» **Set task**: Write out, word for word, every line from the first one through the line that holds "0.001, 0.0003, 0];", and nothing else; skip the pictures.

>> begin Dataset content

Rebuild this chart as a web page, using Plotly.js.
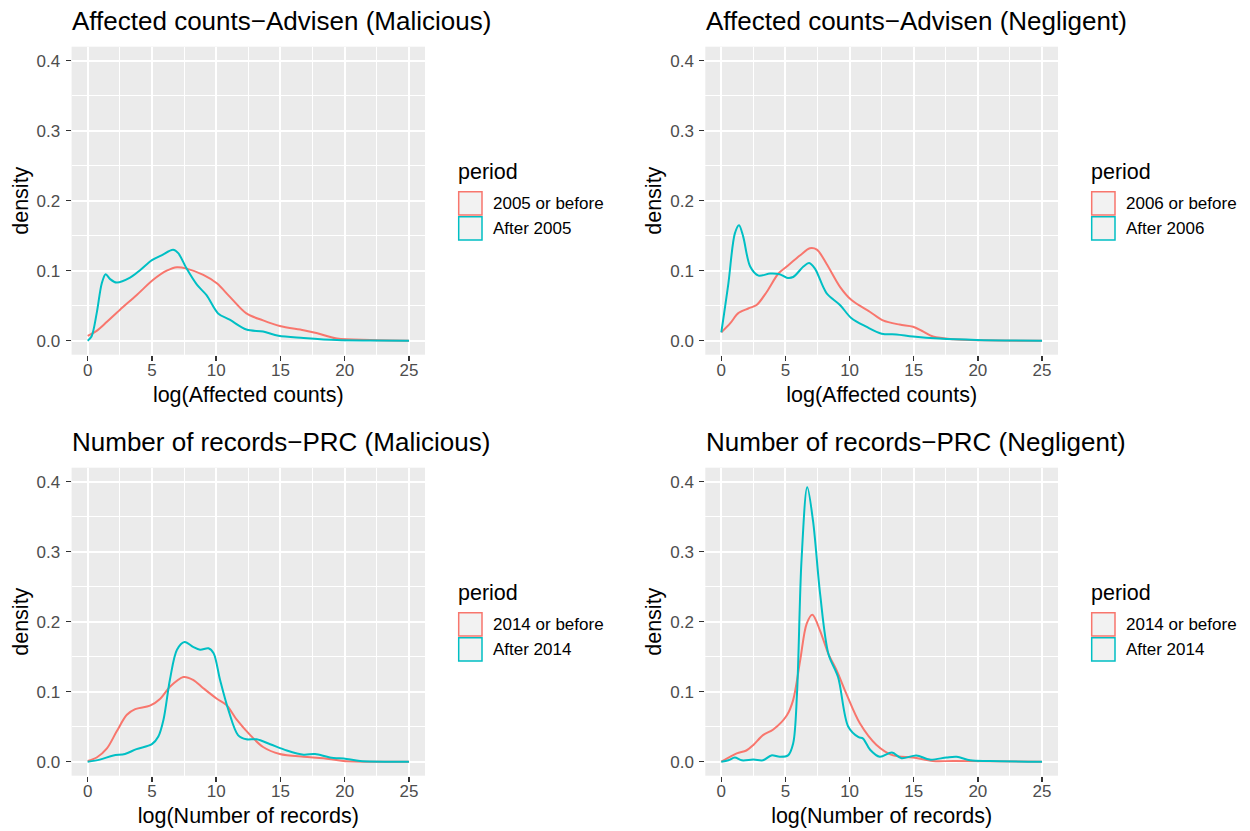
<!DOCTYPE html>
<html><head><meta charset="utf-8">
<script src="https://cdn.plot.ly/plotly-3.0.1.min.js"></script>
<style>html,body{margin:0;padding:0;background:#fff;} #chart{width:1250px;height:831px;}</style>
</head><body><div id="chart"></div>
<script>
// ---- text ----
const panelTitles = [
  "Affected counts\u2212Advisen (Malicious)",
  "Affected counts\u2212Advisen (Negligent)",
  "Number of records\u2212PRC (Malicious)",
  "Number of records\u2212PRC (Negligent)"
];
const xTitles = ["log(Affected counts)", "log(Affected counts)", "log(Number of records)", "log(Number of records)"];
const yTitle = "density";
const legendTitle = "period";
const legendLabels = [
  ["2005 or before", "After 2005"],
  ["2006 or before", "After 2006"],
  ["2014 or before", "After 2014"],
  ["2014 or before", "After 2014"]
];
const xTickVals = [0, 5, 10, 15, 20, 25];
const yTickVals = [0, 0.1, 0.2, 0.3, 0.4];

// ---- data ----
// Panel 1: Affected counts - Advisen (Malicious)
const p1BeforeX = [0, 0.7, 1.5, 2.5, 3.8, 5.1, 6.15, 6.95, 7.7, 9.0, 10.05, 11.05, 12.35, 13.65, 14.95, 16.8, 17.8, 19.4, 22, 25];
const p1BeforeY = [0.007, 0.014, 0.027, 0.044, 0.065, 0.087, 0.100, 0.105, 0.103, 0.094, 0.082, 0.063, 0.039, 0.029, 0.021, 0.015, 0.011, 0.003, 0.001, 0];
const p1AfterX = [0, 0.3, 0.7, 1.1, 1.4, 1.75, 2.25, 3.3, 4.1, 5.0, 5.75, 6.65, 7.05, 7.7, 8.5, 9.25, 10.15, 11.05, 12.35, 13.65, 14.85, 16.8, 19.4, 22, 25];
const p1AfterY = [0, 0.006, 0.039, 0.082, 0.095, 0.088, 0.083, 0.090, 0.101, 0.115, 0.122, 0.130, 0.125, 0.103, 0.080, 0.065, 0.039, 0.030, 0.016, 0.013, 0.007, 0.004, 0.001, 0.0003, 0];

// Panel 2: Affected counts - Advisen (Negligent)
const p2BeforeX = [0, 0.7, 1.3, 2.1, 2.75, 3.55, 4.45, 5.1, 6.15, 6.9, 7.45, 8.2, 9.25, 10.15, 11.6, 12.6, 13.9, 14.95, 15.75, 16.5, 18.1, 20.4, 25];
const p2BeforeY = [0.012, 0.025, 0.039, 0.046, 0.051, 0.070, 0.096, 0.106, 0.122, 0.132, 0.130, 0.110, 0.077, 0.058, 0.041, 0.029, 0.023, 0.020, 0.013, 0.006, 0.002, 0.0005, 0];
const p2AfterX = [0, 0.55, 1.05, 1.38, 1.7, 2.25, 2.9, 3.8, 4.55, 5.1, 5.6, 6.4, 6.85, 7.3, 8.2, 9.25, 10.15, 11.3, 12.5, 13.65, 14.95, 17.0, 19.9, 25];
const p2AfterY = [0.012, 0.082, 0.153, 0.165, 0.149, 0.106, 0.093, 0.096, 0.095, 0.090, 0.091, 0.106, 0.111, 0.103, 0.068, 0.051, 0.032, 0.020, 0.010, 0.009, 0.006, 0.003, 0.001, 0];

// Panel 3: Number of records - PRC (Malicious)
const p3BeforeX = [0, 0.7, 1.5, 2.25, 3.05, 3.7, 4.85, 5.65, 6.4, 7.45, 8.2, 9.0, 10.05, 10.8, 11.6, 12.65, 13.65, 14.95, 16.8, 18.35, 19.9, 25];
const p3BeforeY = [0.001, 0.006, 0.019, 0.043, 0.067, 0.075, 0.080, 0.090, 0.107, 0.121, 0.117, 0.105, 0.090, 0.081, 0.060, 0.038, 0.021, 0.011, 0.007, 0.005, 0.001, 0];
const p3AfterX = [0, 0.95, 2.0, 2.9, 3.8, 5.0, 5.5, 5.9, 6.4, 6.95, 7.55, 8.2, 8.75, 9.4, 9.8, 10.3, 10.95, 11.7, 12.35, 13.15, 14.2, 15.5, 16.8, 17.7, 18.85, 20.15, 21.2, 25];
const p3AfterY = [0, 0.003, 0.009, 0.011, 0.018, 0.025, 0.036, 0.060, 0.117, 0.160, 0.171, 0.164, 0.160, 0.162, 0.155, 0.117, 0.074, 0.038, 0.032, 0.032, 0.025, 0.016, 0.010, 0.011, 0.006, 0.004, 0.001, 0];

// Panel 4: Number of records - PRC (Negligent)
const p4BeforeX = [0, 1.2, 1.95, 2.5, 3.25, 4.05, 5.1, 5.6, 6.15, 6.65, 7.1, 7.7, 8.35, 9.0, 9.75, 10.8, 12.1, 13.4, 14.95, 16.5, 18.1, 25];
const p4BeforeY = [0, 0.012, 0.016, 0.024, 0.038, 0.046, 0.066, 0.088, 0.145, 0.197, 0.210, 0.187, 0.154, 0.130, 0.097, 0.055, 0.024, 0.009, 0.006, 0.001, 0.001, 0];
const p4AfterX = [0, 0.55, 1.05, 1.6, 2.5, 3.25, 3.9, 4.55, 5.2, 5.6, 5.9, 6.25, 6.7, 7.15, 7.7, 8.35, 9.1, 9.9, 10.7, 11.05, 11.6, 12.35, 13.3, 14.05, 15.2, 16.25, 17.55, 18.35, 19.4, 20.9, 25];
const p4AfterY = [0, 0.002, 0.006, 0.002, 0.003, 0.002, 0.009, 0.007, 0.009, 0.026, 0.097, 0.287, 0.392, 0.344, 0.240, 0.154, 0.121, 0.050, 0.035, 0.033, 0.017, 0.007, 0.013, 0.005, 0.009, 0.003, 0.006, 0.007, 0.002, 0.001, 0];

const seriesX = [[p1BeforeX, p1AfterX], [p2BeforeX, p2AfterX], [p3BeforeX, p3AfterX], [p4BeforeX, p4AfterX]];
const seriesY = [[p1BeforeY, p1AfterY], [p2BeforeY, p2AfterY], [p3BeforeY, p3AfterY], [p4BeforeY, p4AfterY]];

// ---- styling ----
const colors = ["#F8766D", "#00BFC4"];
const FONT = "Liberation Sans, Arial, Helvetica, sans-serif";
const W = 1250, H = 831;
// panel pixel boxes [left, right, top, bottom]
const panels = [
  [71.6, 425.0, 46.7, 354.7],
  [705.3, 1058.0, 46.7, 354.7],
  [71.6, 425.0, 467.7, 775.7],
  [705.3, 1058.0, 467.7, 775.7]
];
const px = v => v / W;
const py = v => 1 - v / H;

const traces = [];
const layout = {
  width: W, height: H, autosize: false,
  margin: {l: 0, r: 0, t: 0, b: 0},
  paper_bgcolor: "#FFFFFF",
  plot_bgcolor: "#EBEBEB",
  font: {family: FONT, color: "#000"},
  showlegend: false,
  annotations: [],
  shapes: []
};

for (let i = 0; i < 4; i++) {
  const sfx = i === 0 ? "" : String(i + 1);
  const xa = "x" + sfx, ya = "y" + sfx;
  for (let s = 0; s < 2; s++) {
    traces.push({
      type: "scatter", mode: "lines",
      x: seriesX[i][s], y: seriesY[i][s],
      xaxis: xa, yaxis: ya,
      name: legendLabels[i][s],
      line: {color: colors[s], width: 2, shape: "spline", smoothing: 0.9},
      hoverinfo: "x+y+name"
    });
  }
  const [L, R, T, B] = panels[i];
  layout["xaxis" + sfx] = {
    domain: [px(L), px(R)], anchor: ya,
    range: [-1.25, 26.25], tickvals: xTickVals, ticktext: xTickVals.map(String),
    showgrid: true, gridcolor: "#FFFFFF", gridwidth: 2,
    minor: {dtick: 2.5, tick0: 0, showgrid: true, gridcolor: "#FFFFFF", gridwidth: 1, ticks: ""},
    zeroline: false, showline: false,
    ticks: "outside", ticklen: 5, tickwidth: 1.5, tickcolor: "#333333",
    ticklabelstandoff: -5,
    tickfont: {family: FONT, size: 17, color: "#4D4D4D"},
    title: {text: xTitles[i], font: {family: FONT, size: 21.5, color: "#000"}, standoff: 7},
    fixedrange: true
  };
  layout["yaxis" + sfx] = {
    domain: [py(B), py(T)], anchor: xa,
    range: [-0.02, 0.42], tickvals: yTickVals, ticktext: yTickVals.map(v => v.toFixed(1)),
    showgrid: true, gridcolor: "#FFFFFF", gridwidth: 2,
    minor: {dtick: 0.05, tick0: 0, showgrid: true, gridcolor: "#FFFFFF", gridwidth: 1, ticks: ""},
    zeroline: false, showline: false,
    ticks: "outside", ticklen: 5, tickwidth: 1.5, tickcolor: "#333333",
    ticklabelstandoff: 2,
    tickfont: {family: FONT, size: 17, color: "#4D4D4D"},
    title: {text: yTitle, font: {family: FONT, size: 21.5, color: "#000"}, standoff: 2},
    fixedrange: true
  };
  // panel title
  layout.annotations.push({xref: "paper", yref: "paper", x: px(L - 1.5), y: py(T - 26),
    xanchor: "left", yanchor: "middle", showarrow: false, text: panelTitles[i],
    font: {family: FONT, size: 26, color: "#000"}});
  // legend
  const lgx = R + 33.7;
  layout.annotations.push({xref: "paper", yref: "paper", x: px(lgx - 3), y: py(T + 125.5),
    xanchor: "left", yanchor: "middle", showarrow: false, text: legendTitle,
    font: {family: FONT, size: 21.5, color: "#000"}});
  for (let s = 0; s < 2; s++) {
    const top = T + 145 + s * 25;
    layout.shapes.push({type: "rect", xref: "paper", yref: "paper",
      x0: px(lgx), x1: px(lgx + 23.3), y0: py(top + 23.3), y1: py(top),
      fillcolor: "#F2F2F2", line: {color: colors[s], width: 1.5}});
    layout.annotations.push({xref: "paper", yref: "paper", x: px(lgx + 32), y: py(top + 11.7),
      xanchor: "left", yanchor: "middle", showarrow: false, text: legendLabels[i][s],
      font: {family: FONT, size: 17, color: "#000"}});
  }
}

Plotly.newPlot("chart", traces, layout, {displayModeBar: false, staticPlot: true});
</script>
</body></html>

>> end Dataset content

» **Solution to the exercise**:
Rebuild this chart as a web page, using Plotly.js.
<!DOCTYPE html>
<html><head><meta charset="utf-8">
<script src="https://cdn.plot.ly/plotly-3.0.1.min.js"></script>
<style>html,body{margin:0;padding:0;background:#fff;} #chart{width:1250px;height:831px;}</style>
</head><body><div id="chart"></div>
<script>
// ---- text ----
const panelTitles = [
  "Affected counts\u2212Advisen (Malicious)",
  "Affected counts\u2212Advisen (Negligent)",
  "Number of records\u2212PRC (Malicious)",
  "Number of records\u2212PRC (Negligent)"
];
const xTitles = ["log(Affected counts)", "log(Affected counts)", "log(Number of records)", "log(Number of records)"];
const yTitle = "density";
const legendTitle = "period";
const legendLabels = [
  ["2005 or before", "After 2005"],
  ["2006 or before", "After 2006"],
  ["2014 or before", "After 2014"],
  ["2014 or before", "After 2014"]
];
const xTickVals = [0, 5, 10, 15, 20, 25];
const yTickVals = [0, 0.1, 0.2, 0.3, 0.4];

// ---- data ----
// Panel 1: Affected counts - Advisen (Malicious)
const p1BeforeX = [0, 0.7, 1.5, 2.5, 3.8, 5.1, 6.15, 6.95, 7.7, 9.0, 10.05, 11.05, 12.35, 13.65, 14.95, 16.8, 17.8, 19.4, 22, 25];
const p1BeforeY = [0.007, 0.014, 0.027, 0.044, 0.065, 0.087, 0.100, 0.105, 0.103, 0.094, 0.082, 0.063, 0.039, 0.029, 0.021, 0.015, 0.011, 0.003, 0.001, 0];
const p1AfterX = [0, 0.3, 0.7, 1.1, 1.4, 1.75, 2.25, 3.3, 4.1, 5.0, 5.75, 6.65, 7.05, 7.7, 8.5, 9.25, 10.15, 11.05, 12.35, 13.65, 14.85, 16.8, 19.4, 22, 25];
const p1AfterY = [0, 0.006, 0.039, 0.082, 0.095, 0.088, 0.083, 0.090, 0.101, 0.115, 0.122, 0.130, 0.125, 0.103, 0.080, 0.065, 0.039, 0.030, 0.016, 0.013, 0.007, 0.004, 0.001, 0.0003, 0];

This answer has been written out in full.